:: YOUR INSTRUCTIONS ::
No pictures belong in the copy; return exactly the lines from the one with "Write the React, TypeScript" through the one with "const SX = 1.13;", both ends included, and nothing else.

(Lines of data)
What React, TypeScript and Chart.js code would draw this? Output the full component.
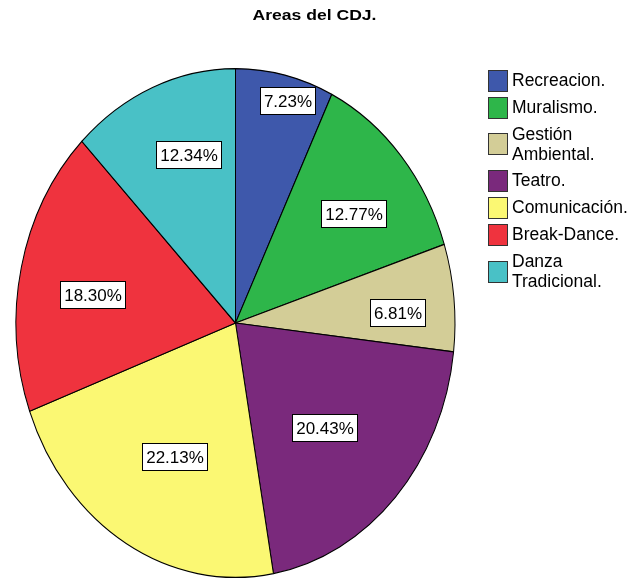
import { useEffect, useRef } from 'react';
import { Chart, registerables } from 'chart.js';

Chart.register(...registerables);

const titleText = 'Areas del CDJ.';
const categories = [
  'Recreacion.',
  'Muralismo.',
  'Gestión Ambiental.',
  'Teatro.',
  'Comunicación.',
  'Break-Dance.',
  'Danza Tradicional.',
];
const percentages = [7.23, 12.77, 6.81, 20.43, 22.13, 18.3, 12.34];
const sliceColors = ['#3e58ab', '#2eb64a', '#d3cd97', '#7a297c', '#fbf873', '#ef333e', '#49c1c6'];

const FONT = '"Liberation Sans", Arial, Helvetica, sans-serif';

function wrapText(ctx: CanvasRenderingContext2D, text: string, maxWidth: number): string[] {
  const words = text.split(' ');
  const lines: string[] = [];
  let cur = '';
  for (const w of words) {
    const test = cur ? cur + ' ' + w : w;
    if (cur && ctx.measureText(test).width > maxWidth) {
      lines.push(cur);
      cur = w;
    } else {
      cur = test;
    }
  }
  if (cur) lines.push(cur);
  return lines;
}

const spssPiePlugin = {
  id: 'spssPie',
  beforeDatasetsDraw(chart: any, _args: any, opts: any) {
    const arc = chart.getDatasetMeta(0).data[0];
    const ctx = chart.ctx;
    ctx.save();
    ctx.translate(arc.x, arc.y);
    ctx.scale(1, opts.scaleY);
    ctx.translate(-arc.x, -arc.y);
  },
  afterDatasetsDraw(chart: any, _args: any, opts: any) {
    const ctx = chart.ctx as CanvasRenderingContext2D;
    ctx.restore();
    const meta = chart.getDatasetMeta(0);
    const values = chart.data.datasets[0].data as number[];
    ctx.save();
    ctx.font = `17px ${FONT}`;
    ctx.textAlign = 'center';
    ctx.textBaseline = 'middle';
    meta.data.forEach((arc: any, i: number) => {
      const p = arc.getProps(['x', 'y', 'startAngle', 'endAngle', 'outerRadius'], true);
      const mid = (p.startAngle + p.endAngle) / 2 + (opts.labelAngleShift[i] * Math.PI) / 180;
      const f = opts.labelRadius[i];
      const cx = p.x + Math.cos(mid) * p.outerRadius * f;
      const cy = p.y + Math.sin(mid) * p.outerRadius * f * opts.scaleY;
      const text = values[i].toFixed(2) + '%';
      const w = Math.round(ctx.measureText(text).width + 7);
      const h = 27;
      const bx = Math.round(cx - w / 2) + 0.5;
      const by = Math.round(cy - h / 2) + 0.5;
      ctx.fillStyle = '#ffffff';
      ctx.fillRect(bx, by, w, h);
      ctx.strokeStyle = '#000000';
      ctx.lineWidth = 1;
      ctx.strokeRect(bx, by, w, h);
      ctx.fillStyle = '#000000';
      ctx.fillText(text, bx + w / 2, by + h / 2 + 1);
    });
    ctx.restore();
  },
  afterDraw(chart: any, _args: any, opts: any) {
    const ctx = chart.ctx as CanvasRenderingContext2D;
    // Title
    ctx.save();
    ctx.font = `bold 15px ${FONT}`;
    ctx.textAlign = 'center';
    ctx.textBaseline = 'middle';
    ctx.fillStyle = '#000000';
    ctx.translate(opts.titleX, opts.titleY);
    ctx.scale(1.17, 1);
    ctx.fillText(titleText, 0, 0);
    ctx.restore();

    // Legend
    ctx.save();
    ctx.font = `17.5px ${FONT}`;
    ctx.textAlign = 'left';
    ctx.textBaseline = 'middle';
    const labels = chart.data.labels as string[];
    const colors = chart.data.datasets[0].backgroundColor as string[];
    let y = opts.legendTop;
    labels.forEach((lab, i) => {
      const lines = wrapText(ctx, lab, 122);
      const itemH = lines.length === 1 ? 27 : 46.5;
      const centerY = y + itemH / 2;
      const bw = 19;
      const bh = 21;
      const bx = Math.round(opts.legendX) + 0.5;
      const by = Math.round(centerY - bh / 2) + 0.5;
      ctx.fillStyle = colors[i];
      ctx.fillRect(bx, by, bw, bh);
      ctx.strokeStyle = '#333333';
      ctx.lineWidth = 1;
      ctx.strokeRect(bx, by, bw, bh);
      ctx.fillStyle = '#000000';
      const lh = 20;
      lines.forEach((ln, k) => {
        const ly = centerY + (k - (lines.length - 1) / 2) * lh + 1;
        ctx.fillText(ln, opts.legendX + 24, ly);
      });
      y += itemH;
    });
    ctx.restore();
  },
};

export default function App() {
  const canvasRef = useRef<HTMLCanvasElement | null>(null);

  useEffect(() => {
    document.body.style.margin = '0';
    const canvas = canvasRef.current;
    if (!canvas) return;
    const chart = new Chart(canvas, {
      type: 'pie',
      data: {
        labels: categories,
        datasets: [
          {
            data: percentages,
            backgroundColor: sliceColors,
            borderColor: '#000000',
            borderWidth: 1,
            hoverOffset: 0,
            offset: 0,
            clip: false as any,
          } as any,
        ],
      },
      options: {
        responsive: false,
        animation: false,
        events: [],
        layout: {
          padding: { left: 15.5, right: 185.5, top: 103, bottom: 36 },
        },
        plugins: {
          legend: { display: false },
          title: { display: false },
          tooltip: { enabled: false },
          spssPie: {
            scaleY: 255 / 220,
            labelRadius: [0.907, 0.69, 0.74, 0.579, 0.595, 0.662, 0.695],
            labelAngleShift: [2.1, 2.4, 2.7, 2.0, -1.8, -2.8, 4.3],
            titleX: 314.5,
            titleY: 16,
            legendX: 488,
            legendTop: 66.5,
          },
        } as any,
      },
      plugins: [spssPiePlugin as any],
    });
    return () => chart.destroy();
  }, []);

  return (
    <div style={{ width: 641, height: 579 }}>
      <canvas ref={canvasRef} width={641} height={579} style={{ display: 'block' }} />
    </div>
  );
}
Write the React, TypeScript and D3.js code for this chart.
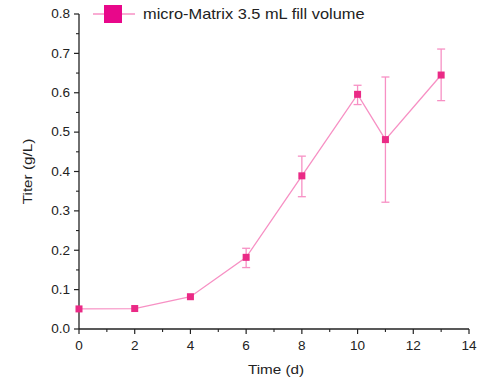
import React from "react";
import * as d3 from "d3";

const times = [0, 2, 4, 6, 8, 10, 11, 13];
const titers = [0.051, 0.052, 0.082, 0.182, 0.389, 0.596, 0.481, 0.645];
const errLow = [0.051, 0.052, 0.082, 0.156, 0.336, 0.570, 0.322, 0.580];
const errHigh = [0.051, 0.052, 0.082, 0.205, 0.439, 0.619, 0.640, 0.711];
const xTicks = [0, 2, 4, 6, 8, 10, 12, 14];
const yTicks = [0, 0.1, 0.2, 0.3, 0.4, 0.5, 0.6, 0.7, 0.8];
const seriesName = "micro-Matrix 3.5 mL fill volume";

const W = 478, H = 384;
const left = 79, right = 469, top = 14, bottom = 329;
const font = "'Liberation Sans', Arial, sans-serif";
const lineColor = "#f790c4";
const markColor = "#ea2a86";
const SX = 1.13;

function T(props: { x: number; y: number; anchor?: string; size: number; rotate?: number; children: React.ReactNode }) {
  const { x, y, anchor = "start", size, rotate = 0, children } = props;
  return (
    <g transform={`translate(${x},${y}) rotate(${rotate}) scale(${SX},1)`}>
      <text x={0} y={0} textAnchor={anchor} fontFamily={font} fontSize={size} fill="#222">
        {children}
      </text>
    </g>
  );
}

export default function App() {
  const x = d3.scaleLinear().domain([0, 14]).range([left, right]);
  const y = d3.scaleLinear().domain([0, 0.8]).range([bottom, top]);
  const line = d3.line<number>().x((_, i) => x(times[i])).y((d) => y(d));
  const xMinor = d3.range(1, 14, 2);
  const yMinor = d3.range(0.05, 0.8, 0.1);
  const hasErr = (i: number) => errHigh[i] - errLow[i] > 0.001;
  return (
    <svg width={W} height={H} style={{ position: "absolute", left: 0, top: 0 }}>
      <rect width={W} height={H} fill="#fff" />
      <line x1={left} x2={left} y1={top} y2={bottom} stroke="#222" strokeWidth={1.3} />
      <line x1={left} x2={right} y1={bottom} y2={bottom} stroke="#222" strokeWidth={1.3} />
      {yTicks.map((t) => (
        <g key={"y" + t}>
          <line x1={left - 5} x2={left} y1={y(t)} y2={y(t)} stroke="#222" strokeWidth={1.2} />
          <T x={left - 9} y={y(t) + 4.3} anchor="end" size={12}>
            {t.toFixed(1)}
          </T>
        </g>
      ))}
      {yMinor.map((t) => (
        <line key={"ym" + t} x1={left - 3} x2={left} y1={y(t)} y2={y(t)} stroke="#222" strokeWidth={1.1} />
      ))}
      {xTicks.map((t) => (
        <g key={"x" + t}>
          <line x1={x(t)} x2={x(t)} y1={bottom} y2={bottom + 5} stroke="#222" strokeWidth={1.2} />
          <T x={x(t)} y={bottom + 21} anchor="middle" size={12}>
            {t}
          </T>
        </g>
      ))}
      {xMinor.map((t) => (
        <line key={"xm" + t} x1={x(t)} x2={x(t)} y1={bottom} y2={bottom + 3} stroke="#222" strokeWidth={1.1} />
      ))}
      <T x={276} y={374} anchor="middle" size={13.5}>
        Time (d)
      </T>
      <T x={32} y={(top + bottom) / 2} anchor="middle" size={13.5} rotate={-90}>
        Titer (g/L)
      </T>
      <path d={line(titers) || ""} fill="none" stroke={lineColor} strokeWidth={1.3} />
      {times.map((t, i) =>
        hasErr(i) ? (
          <g key={"e" + i} stroke={lineColor} strokeWidth={1.3}>
            <line x1={x(t)} x2={x(t)} y1={y(errLow[i])} y2={y(errHigh[i])} />
            <line x1={x(t) - 4} x2={x(t) + 4} y1={y(errLow[i])} y2={y(errLow[i])} />
            <line x1={x(t) - 4} x2={x(t) + 4} y1={y(errHigh[i])} y2={y(errHigh[i])} />
          </g>
        ) : null
      )}
      {times.map((t, i) => (
        <rect key={"m" + i} x={x(t) - 3.5} y={y(titers[i]) - 3.5} width={7} height={7} fill={markColor} />
      ))}
      <line x1={93} x2={135} y1={14} y2={14} stroke={lineColor} strokeWidth={1.3} />
      <rect x={104} y={5} width={18} height={18} fill="#e8078a" />
      <T x={143} y={19} size={14.5}>
        {seriesName}
      </T>
    </svg>
  );
}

:: ANSWER ::
Write the React, TypeScript and D3.js code for this chart.
import React from "react";
import * as d3 from "d3";

const times = [0, 2, 4, 6, 8, 10, 11, 13];
const titers = [0.051, 0.052, 0.082, 0.182, 0.389, 0.596, 0.481, 0.645];
const errLow = [0.051, 0.052, 0.082, 0.156, 0.336, 0.570, 0.322, 0.580];
const errHigh = [0.051, 0.052, 0.082, 0.205, 0.439, 0.619, 0.640, 0.711];
const xTicks = [0, 2, 4, 6, 8, 10, 12, 14];
const yTicks = [0, 0.1, 0.2, 0.3, 0.4, 0.5, 0.6, 0.7, 0.8];
const seriesName = "micro-Matrix 3.5 mL fill volume";

const W = 478, H = 384;
const left = 79, right = 469, top = 14, bottom = 329;
const font = "'Liberation Sans', Arial, sans-serif";
const lineColor = "#f790c4";
const markColor = "#ea2a86";
const SX = 1.13;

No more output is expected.